Tuesday, March 25, 2014

Week 9: Wikipedia

Wikipedia is like food: everyone has an opinion. Here are some questions based on our reading to help guide the discussion:

  • What attitudes toward Wikipedia have you encountered among historians?
  • What are the major issues about Wikipedia that you should be aware of when you use it?
  • Should students be allowed to use Wikipedia?
  • What kind of change did you make to Wikipedia, and what happened to the change?


Roy Rosenzweig, “Can History Be Open Source? Wikipedia and the Future of the Past,” Journal of American History 93, no. 1 (2006): 141–46

  • Is collaborating with others on historical work within your comfort zone? Why?
  • Why is authorship and credit so important to historians?
  • Is Wikipedia still as uneven about history as Rosenzweig described in 2006?
  • Does the general accuracy and breadth of coverage that Rosenzweig describes mean that you should trust Wikipedia?
  • Why is so much good historical scholarship locked behind paywalls?
  • Why does Rosenzweig argue that historians should contribute to Wikipedia?

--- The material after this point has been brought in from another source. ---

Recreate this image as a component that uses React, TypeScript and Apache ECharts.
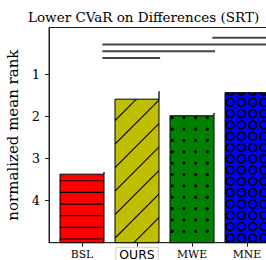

 “Wikipedia: School and University Projects,” http://en.wikipedia.org/wiki/Schools_and_universities_project

  • What kinds of rules has Wikipedia set up for student projects?


Graham, “The Wikiblitz: A Wikipedia Editing Assignment in a First-Year Undergraduate Class,” Writing History in the Digital Age

  • Is Wikipedia really important enough to structure a major history class assignment around?
  • What did Graham ask his students to do, and why?
  • Why did the history majors not like Graham’s assignment?


Messer-Kruse, “The ‘Undue Weight’ of Truth on Wikipedia,” The Chronicle of Higher Education online, February 12, 2012, http://chronicle.com/article/The-Undue-Weight-of-Truth-on/130704/

  • What was Messer-Kruse trying to accomplish with his edits?
  • Why was Wikipedia resistant to his changes?
  • Would you try to make changes based on, say, your thesis research?


Saxton, “Wikipedia and Women’s History: A Classroom Experience,” Writing History in the Digital Age

  • How are Wikipedia topics selected?
  • What kind of intellectual balance is represented in Wikipedia? How does that balance affect your view of its utility?
  • How did the structure of Saxton’s assignment compare with Graham’s?
  • How does social history fit into Wikipedia? What does the response to Saxton’s students tell us about the assumptions underpinning Wikipedia?


Seligman, “Teaching Wikipedia without Apologies,” Writing History in the Digital Age

  • What have your professors said to you about using encyclopedias for research?
  • What pedagogical goals do I describe for my undergraduate students?
  • What are the problems with NPOV?
  • Are you persuaded by my claim that argument is a central problem even in a source like Wikipedia?
  • I suggest that historians’ two greatest contributions to knowledge are interpretation and close scrutiny of primary sources, neither of which Wikipedia welcomes. I wonder if this makes our potential contributions to Wikipedia particularly problematic?


Wolff, “The Historian’s Craft, Popular Memory, and Wikipedia,” Writing History in the Digital Age

  • Wolff makes the general point that we have been discussing in class, that the Internet allows non-professionals to be historians. How should historians respond to this development?
  • Wikipedia talk page as a tool for seeing how people debate the significance of history.
  • Conflict of “authoritative secondary sources” vs. NPOV: how would professional historians work this out? Wikipedians? Why does controlling the argument on Wikipedia matter so much?
  • How is the idea of “interpretation” received in the non-professional American audience?
  • Wikipedia serves as a people’s museum of knowledge, a living repository of all that matters, where the exhibits are written by ordinary folk, with nary an academic historian in sight.”



  • Why isn’t the intellectual structure of an encyclopedia a neutral tool?
  • Rare praise for Wikipedia’s standards. Are the standards universally applied?
  • How does Wikipedia’s notability standard work?